There is a large segment of Joe Strummer: The Future Is Unwritten, the new documentary from Julien Temple (The Filth and the Fury) that is so sloppy and haphazard that it borders on unwatchable. That segment in question is actually the entire first half of the film, which deals with arguably the most important band ever, the Clash. Despite grainy lost footage, archival clips, and raw soundboard audio of this seminal, and downright unstoppable band, one horrifying word can sum up how this film was nearly ruined: Bono.

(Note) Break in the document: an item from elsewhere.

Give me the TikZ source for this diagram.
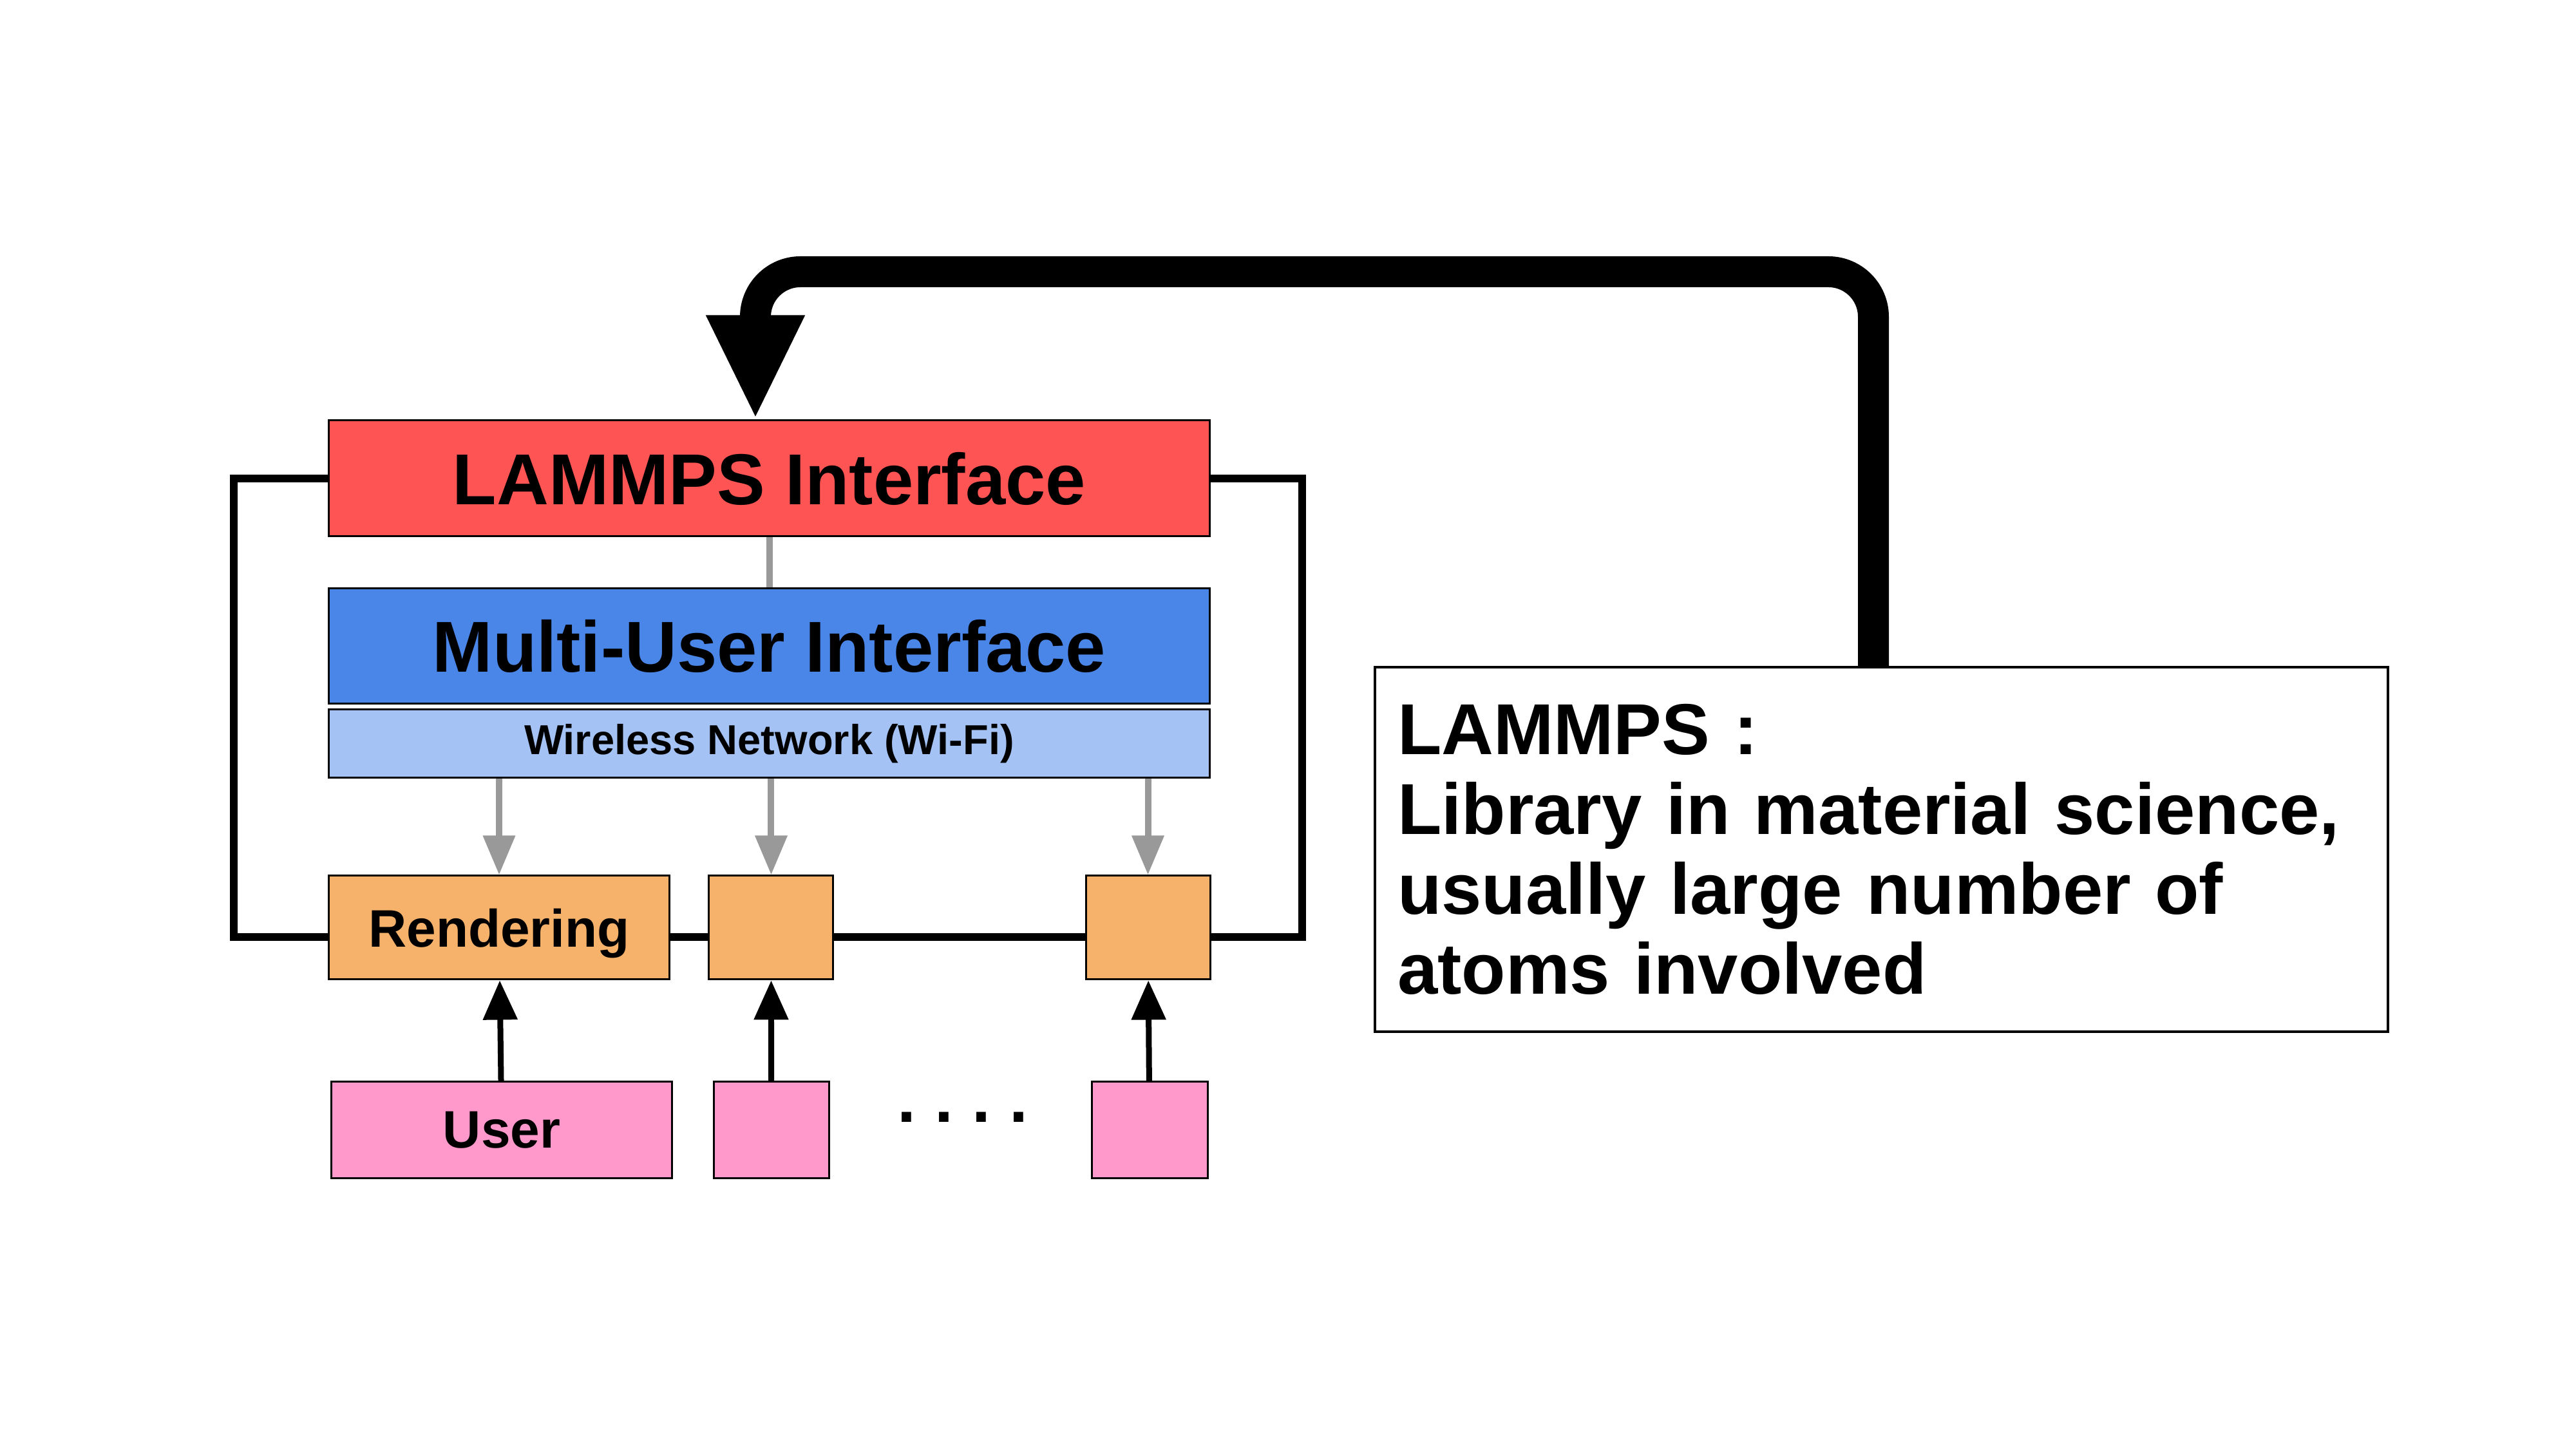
\documentclass[tikz,border=0pt]{standalone}
\usepackage{fontspec}
\setmainfont{Liberation Sans}
\usepackage{xcolor}
\usetikzlibrary{arrows.meta,positioning}

\definecolor{lmpred}{RGB}{255,84,84}
\definecolor{muiblue}{RGB}{74,134,232}
\definecolor{wifiblue}{RGB}{164,194,244}
\definecolor{renorange}{RGB}{246,178,107}
\definecolor{usrpink}{RGB}{255,153,204}
\definecolor{netgray}{RGB}{153,153,153}

\tikzset{
  layerbox/.style={draw=black, line width=0.3pt, inner sep=0pt, minimum width=136.9pt},
  rendbox/.style={draw=black, line width=0.3pt, inner sep=0pt, fill=renorange, minimum height=16.1pt, text depth=0pt},
  userbox/.style={draw=black, line width=0.3pt, inner sep=0pt, fill=usrpink, minimum height=15pt},
  bigfont/.style={font=\fontsize{11.2}{13}\selectfont\bfseries},
  midfont/.style={font=\fontsize{8.2}{10}\selectfont\bfseries},
  loopline/.style={line width=1.25pt},
  netline/.style={draw=netgray, line width=1pt},
  netarrow/.style={netline, -{Triangle[width=4.8pt,length=6.1pt]}},
  userarrow/.style={line width=0.9pt, -{Triangle[width=5.2pt,length=6.1pt]}},
  feedback/.style={line width=4.8pt, rounded corners=7pt, -{Triangle[width=14.1pt,length=16.2pt]}}
}

\begin{document}
\begin{tikzpicture}[x=0.1pt,y=-0.1pt]
\useasboundingbox (0,0) rectangle (4000,2250);

%Layers
\node[layerbox, fill=lmpred, minimum height=18pt, bigfont] (lmp) at (1194.5,743) {LAMMPS Interface};
\node[layerbox, fill=muiblue, minimum height=17.9pt, bigfont, below=7.8pt of lmp] (mui) {Multi-User Interface};
\node[layerbox, fill=wifiblue, minimum height=10.6pt, font=\fontsize{6.5}{8}\selectfont\bfseries, below=0.6pt of mui] (wifi) {Wireless Network (Wi-Fi)};

%Rendering clients
\node[rendbox, minimum width=53pt, midfont] (ren) at (775,1440.5) {Rendering};
\node[rendbox, minimum width=19.3pt, right=5.8pt of ren] (rn2) {};
\node[rendbox, minimum width=19.3pt] (rn3) at (1782.5,1440.5) {};

%Users
\node[userbox, minimum width=53pt, midfont] (usr) at (779,1755) {User};
\node[userbox, minimum width=17.9pt] (us2) at (1197.5,1755) {};
\node[userbox, minimum width=18pt] (us3) at (1785,1755) {};
\node[font=\fontsize{10.4}{12}\selectfont\bfseries\frenchspacing] (dots) at (1495,1735) {. . . .};

%Note
\node[draw=black, line width=0.4pt, minimum width=157.3pt, minimum height=56.6pt, inner xsep=3.5pt,
      text width=150.3pt, align=left, font=\fontsize{11.2}{12.4}\selectfont\bfseries] (note) at (2921.5,1319)
      {LAMMPS :\\Library in material science,\\usually large number of\\atoms involved};

%Loop line
\coordinate (loopL) at (363,1455);
\coordinate (loopR) at (2022,1455);
\draw[loopline] (lmp.west) -| (loopL) -- (loopL -| ren.west);
\draw[loopline] (ren.east |- loopL) -- (rn2.west |- loopL);
\draw[loopline] (rn2.east |- loopL) -- (rn3.west |- loopL);
\draw[loopline] (rn3.east |- loopL) -- (loopR) |- (lmp.east);

%Network
\draw[netline] (lmp.south) -- (mui.north);
\draw[netarrow] (wifi.south -| ren.north) -- (ren.north);
\draw[netarrow] (wifi.south -| rn2.north) -- (rn2.north);
\draw[netarrow] (wifi.south -| rn3.north) -- (rn3.north);

%User input
\draw[userarrow] (usr) -- (ren);
\draw[userarrow] (us2) -- (rn2);
\draw[userarrow] (us3) -- (rn3);

%Feedback arrow
\coordinate (turnR) at (2909,422);
\coordinate (turnL) at (1173,422);
\draw[feedback] (turnR |- note.north) -- (turnR) -- (turnL) -- (turnL |- lmp.north);

\end{tikzpicture}
\end{document}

Temple marches out a nonstop parade of blowhards who wax poetic about the Clash while in front of the flickering flames of a bonfire (community fires were a common theme in Strummer's art, and thus, this film as well). Want to hear Mr. U2, Matt Dillon, Johnny Depp (dressed, weirdly enough, in full Pirates of the Caribbean garb), Flea, John Cusack, and Courtney Love all repeat the same old clichés about the Clash's greatness? Of course not.

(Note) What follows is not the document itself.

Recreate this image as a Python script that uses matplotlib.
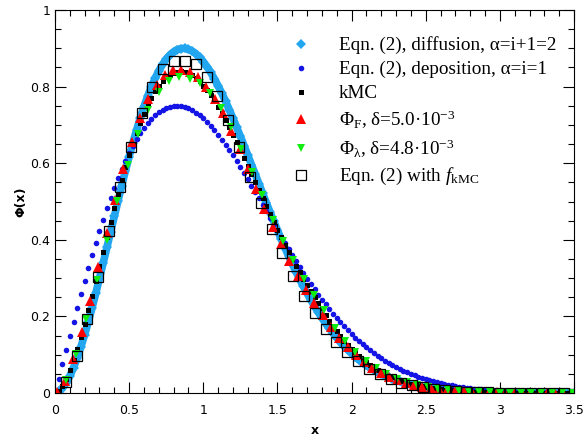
import numpy as np
import matplotlib
matplotlib.use("Agg")
import matplotlib.pyplot as plt
from matplotlib.ticker import MultipleLocator, FuncFormatter

plt.rcParams['mathtext.fontset'] = 'custom'
plt.rcParams['mathtext.rm'] = 'Liberation Serif'
plt.rcParams['mathtext.it'] = 'Liberation Serif:italic'

# Eqn. (2), diffusion (x = 0, 0.025, ..., 3.5)
diffusion = [
    0.0, 0.0035, 0.0125, 0.0263, 0.0444, 0.0664, 0.0920, 0.1208, 0.1524, 0.1865,
    0.2226, 0.2604, 0.2996, 0.3397, 0.3803, 0.4212, 0.4620, 0.5023, 0.5418, 0.5803,
    0.6175, 0.6530, 0.6868, 0.7185, 0.7480, 0.7752, 0.7998, 0.8218, 0.8412, 0.8579,
    0.8717, 0.8828, 0.8911, 0.8967, 0.8995, 0.8998, 0.8975, 0.8928, 0.8858, 0.8765,
    0.8652, 0.8519, 0.8369, 0.8202, 0.8020, 0.7825, 0.7618, 0.7400, 0.7174, 0.6940,
    0.6701, 0.6457, 0.6210, 0.5960, 0.5710, 0.5461, 0.5212, 0.4966, 0.4723, 0.4484,
    0.4249, 0.4021, 0.3797, 0.3581, 0.3371, 0.3168, 0.2972, 0.2784, 0.2604, 0.2431,
    0.2266, 0.2110, 0.1961, 0.1820, 0.1686, 0.1560, 0.1441, 0.1329, 0.1224, 0.1126,
    0.1034, 0.0948, 0.0868, 0.0794, 0.0725, 0.0661, 0.0602, 0.0547, 0.0497, 0.0451,
    0.0408, 0.0369, 0.0333, 0.0301, 0.0271, 0.0243, 0.0219, 0.0196, 0.0176, 0.0157,
    0.0140, 0.0125, 0.0112, 0.0099, 0.0088, 0.0078, 0.0069, 0.0062, 0.0054, 0.0048,
    0.0042, 0.0037, 0.0033, 0.0029, 0.0026, 0.0023, 0.0020, 0.0018, 0.0015, 0.0013,
    0.0011, 0.0010, 0.0009, 0.0008, 0.0007, 0.0006, 0.0005, 0.0004, 0.0004, 0.0003,
    0.0003, 0.0002, 0.0002, 0.0002, 0.0001, 0.0001, 0.0001, 0.0001, 0.0001, 0.0001,
    0.0]

# Eqn. (2), deposition (same x grid)
deposition = [
    0.0, 0.0377, 0.0753, 0.1126, 0.1497, 0.1863, 0.2224, 0.2579, 0.2927, 0.3267,
    0.3599, 0.3920, 0.4231, 0.4530, 0.4818, 0.5093, 0.5355, 0.5603, 0.5837, 0.6056,
    0.6260, 0.6449, 0.6623, 0.6781, 0.6923, 0.7049, 0.7159, 0.7253, 0.7332, 0.7395,
    0.7444, 0.7477, 0.7495, 0.7500, 0.7490, 0.7467, 0.7431, 0.7383, 0.7323, 0.7251,
    0.7169, 0.7077, 0.6975, 0.6864, 0.6746, 0.6619, 0.6486, 0.6347, 0.6202, 0.6052,
    0.5898, 0.5740, 0.5579, 0.5416, 0.5250, 0.5083, 0.4915, 0.4747, 0.4579, 0.4412,
    0.4245, 0.4080, 0.3916, 0.3755, 0.3596, 0.3439, 0.3286, 0.3135, 0.2989, 0.2845,
    0.2706, 0.2571, 0.2439, 0.2312, 0.2189, 0.2070, 0.1955, 0.1845, 0.1739, 0.1638,
    0.1540, 0.1447, 0.1358, 0.1273, 0.1192, 0.1115, 0.1042, 0.0973, 0.0907, 0.0845,
    0.0786, 0.0731, 0.0679, 0.0630, 0.0584, 0.0540, 0.0499, 0.0461, 0.0426, 0.0392,
    0.0361, 0.0332, 0.0305, 0.0280, 0.0257, 0.0236, 0.0216, 0.0197, 0.0180, 0.0164,
    0.0150, 0.0136, 0.0124, 0.0113, 0.0102, 0.0093, 0.0084, 0.0076, 0.0069, 0.0062,
    0.0056, 0.0050, 0.0045, 0.0041, 0.0037, 0.0033, 0.0030, 0.0027, 0.0024, 0.0021,
    0.0019, 0.0017, 0.0015, 0.0013, 0.0012, 0.0010, 0.0009, 0.0008, 0.0007, 0.0006,
    0.0005]

# kMC (same x grid)
kmc = [
    0.0, 0.0057, 0.0185, 0.0366, 0.0591, 0.0853, 0.1146, 0.1466, 0.1808, 0.2167,
    0.2539, 0.2920, 0.3306, 0.3694, 0.4081, 0.4463, 0.4837, 0.5202, 0.5554, 0.5891,
    0.6211, 0.6514, 0.6796, 0.7057, 0.7297, 0.7513, 0.7706, 0.7876, 0.8021, 0.8143,
    0.8240, 0.8314, 0.8365, 0.8393, 0.8400, 0.8385, 0.8350, 0.8296, 0.8224, 0.8134,
    0.8029, 0.7909, 0.7774, 0.7628, 0.7470, 0.7302, 0.7124, 0.6939, 0.6747, 0.6550,
    0.6348, 0.6142, 0.5934, 0.5724, 0.5512, 0.5301, 0.5091, 0.4881, 0.4674, 0.4469,
    0.4268, 0.4070, 0.3876, 0.3686, 0.3501, 0.3322, 0.3147, 0.2978, 0.2815, 0.2657,
    0.2505, 0.2359, 0.2219, 0.2038, 0.1888, 0.1747, 0.1614, 0.1488, 0.1371, 0.1261,
    0.1158, 0.1062, 0.0972, 0.0889, 0.0812, 0.0740, 0.0674, 0.0613, 0.0557, 0.0505,
    0.0457, 0.0413, 0.0373, 0.0337, 0.0304, 0.0272, 0.0245, 0.0220, 0.0197, 0.0176,
    0.0157, 0.0140, 0.0125, 0.0111, 0.0099, 0.0087, 0.0077, 0.0069, 0.0060, 0.0054,
    0.0047, 0.0041, 0.0037, 0.0032, 0.0029, 0.0026, 0.0022, 0.0020, 0.0017, 0.0015,
    0.0012, 0.0011, 0.0010, 0.0009, 0.0008, 0.0007, 0.0006, 0.0005, 0.0004, 0.0003,
    0.0003, 0.0002, 0.0002, 0.0002, 0.0001, 0.0001, 0.0001, 0.0001, 0.0001, 0.0001,
    0.0]

# Phi_F, delta = 5.0e-3 (x = 0.0125, 0.0685, ...)
phi_f = [
    0.0018, 0.0326, 0.0878, 0.1593, 0.2414, 0.3291, 0.4180, 0.5041, 0.5844, 0.6562,
    0.7177, 0.7676, 0.8052, 0.8302, 0.8430, 0.8441, 0.8380, 0.8250, 0.8000, 0.7680,
    0.7300, 0.6850, 0.6360, 0.5850, 0.5330, 0.4801, 0.4333, 0.3883, 0.3456, 0.3056,
    0.2685, 0.2344, 0.2034, 0.1731, 0.1449, 0.1204, 0.0993, 0.0814, 0.0662, 0.0534,
    0.0428, 0.0341, 0.0270, 0.0212, 0.0165, 0.0128, 0.0099, 0.0075, 0.0057, 0.0044,
    0.0033, 0.0025, 0.0019, 0.0014, 0.0010, 0.0008, 0.0006, 0.0004, 0.0003, 0.0002,
    0.0001, 0.0001, 0.0001]

# Phi_lambda, delta = 4.8e-3 (x = 0.0727, 0.1424, ...)
phi_lam = [
    0.0338, 0.1025, 0.1927, 0.2945, 0.4000, 0.5020, 0.5952, 0.6752, 0.7392, 0.7856,
    0.8140, 0.8248, 0.8194, 0.8100, 0.7830, 0.7450, 0.6950, 0.6380, 0.5780, 0.5170,
    0.4525, 0.3979, 0.3463, 0.2984, 0.2548, 0.2155, 0.1695, 0.1351, 0.1064, 0.0831,
    0.0641, 0.0489, 0.0368, 0.0275, 0.0204, 0.0149, 0.0108, 0.0077, 0.0055, 0.0038,
    0.0028, 0.0019, 0.0012, 0.0009, 0.0006, 0.0004, 0.0002, 0.0001, 0.0001, 0.0]

# Eqn. (2) with f_kMC (x = 0.073, 0.146, ...)
eqn_fkmc = [
    0.0288, 0.0971, 0.1924, 0.3041, 0.4220, 0.5374, 0.6423, 0.7310, 0.7992, 0.8448,
    0.8672, 0.8675, 0.8580, 0.8250, 0.7760, 0.7120, 0.6420, 0.5647, 0.4952, 0.4278,
    0.3644, 0.3062, 0.2538, 0.2077, 0.1679, 0.1341, 0.1058, 0.0825, 0.0636, 0.0485,
    0.0366, 0.0273, 0.0201, 0.0147, 0.0106, 0.0076, 0.0054, 0.0038, 0.0026, 0.0018,
    0.0012, 0.0008, 0.0005, 0.0003, 0.0002, 0.0001, 0.0001]

x_dense = np.arange(len(diffusion)) * 0.025
x_phi_f = 0.0125 + 0.056 * np.arange(len(phi_f))
x_phi_lam = 0.003 + 0.0697 * np.arange(1, len(phi_lam) + 1)
x_fkmc = 0.073 * np.arange(1, len(eqn_fkmc) + 1)

cyan = '#22A6F0'

fig = plt.figure(figsize=(5.87, 4.38), dpi=100)
ax = fig.add_axes([0.0937, 0.1027, 0.8842, 0.8744])

# dense diamonds drawn as a band
ax.plot(x_dense, diffusion, '-', color=cyan, lw=5.5, solid_capstyle='round',
        label='_nolegend_')
ax.plot(x_dense, diffusion, 'D', color=cyan, ms=4.8, mew=0,
        label='Eqn. (2), diffusion, α=i+1=2')
ax.plot(x_dense, deposition, 'o', color='#1414E6', ms=4.0, mew=0,
        label='Eqn. (2), deposition, α=i=1')
ax.plot(x_dense, kmc, 's', color='black', ms=3.6, mew=0, label='kMC')
ax.plot(x_phi_f, phi_f, '^', color='#FF0000', ms=6.5, mew=0,
        label='Φ$_\\mathrm{F}$, δ=5.0·10$^{-3}$')
ax.plot(x_phi_lam, phi_lam, 'v', color='#10EE10', ms=5.5, mew=0,
        label='Φ$_\\mathrm{λ}$, δ=4.8·10$^{-3}$')
ax.plot(x_fkmc, eqn_fkmc, 's', mfc='none', mec='black', ms=7, mew=0.9,
        label='Eqn. (2) with $f_\\mathrm{kMC}$')

ax.set_xlim(0, 3.5)
ax.set_ylim(0, 1)
ax.xaxis.set_major_locator(MultipleLocator(0.5))
ax.xaxis.set_minor_locator(MultipleLocator(0.1))
ax.yaxis.set_major_locator(MultipleLocator(0.2))
ax.yaxis.set_minor_locator(MultipleLocator(0.05))
fmt = FuncFormatter(lambda v, p: '%g' % round(v, 3))
ax.xaxis.set_major_formatter(fmt)
ax.yaxis.set_major_formatter(fmt)

ax.tick_params(which='both', direction='in', top=True, right=True,
               width=0.8, labelsize=9)
ax.tick_params(which='major', length=8)
ax.tick_params(which='minor', length=4.5)
ax.tick_params(axis='x', pad=8)
ax.tick_params(axis='y', pad=3.5)
for s in ax.spines.values():
    s.set_linewidth(0.8)

ax.set_xlabel('x', fontweight='bold', fontsize=9, labelpad=5)
ax.set_ylabel('Φ(x)', fontweight='bold', fontsize=9, labelpad=2)

ax.legend(loc='upper left', bbox_to_anchor=(0.455, 0.931), frameon=False,
          prop={'family': 'Liberation Serif', 'size': 13.8},
          handlelength=1.0, handletextpad=1.5, labelspacing=0.34,
          borderpad=0, borderaxespad=0)

fig.savefig('out.png', dpi=100)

But thankfully, The Future Is Unwritten is saved by an absolutely stunning second act that focuses on Strummer's post-Clash output, his painfully lonely lost years, his family, and the man's storied legacy following his sudden death in 2002 from an undiagnosed congenital heart defect. The footage of Strummer's "wilderness years" are worth the ticket price alone, as is the anecdote about how he broke into tears after seeing the words "Rock the Casbah" scrawled on an American bomb during the first Gulf War. Such humanistic moments are emotionally hard to ignore, even on such a bulletproof subject like Strummer, whose legacy of punk rock sainthood is already well secured. We don't need Bono to tell us that.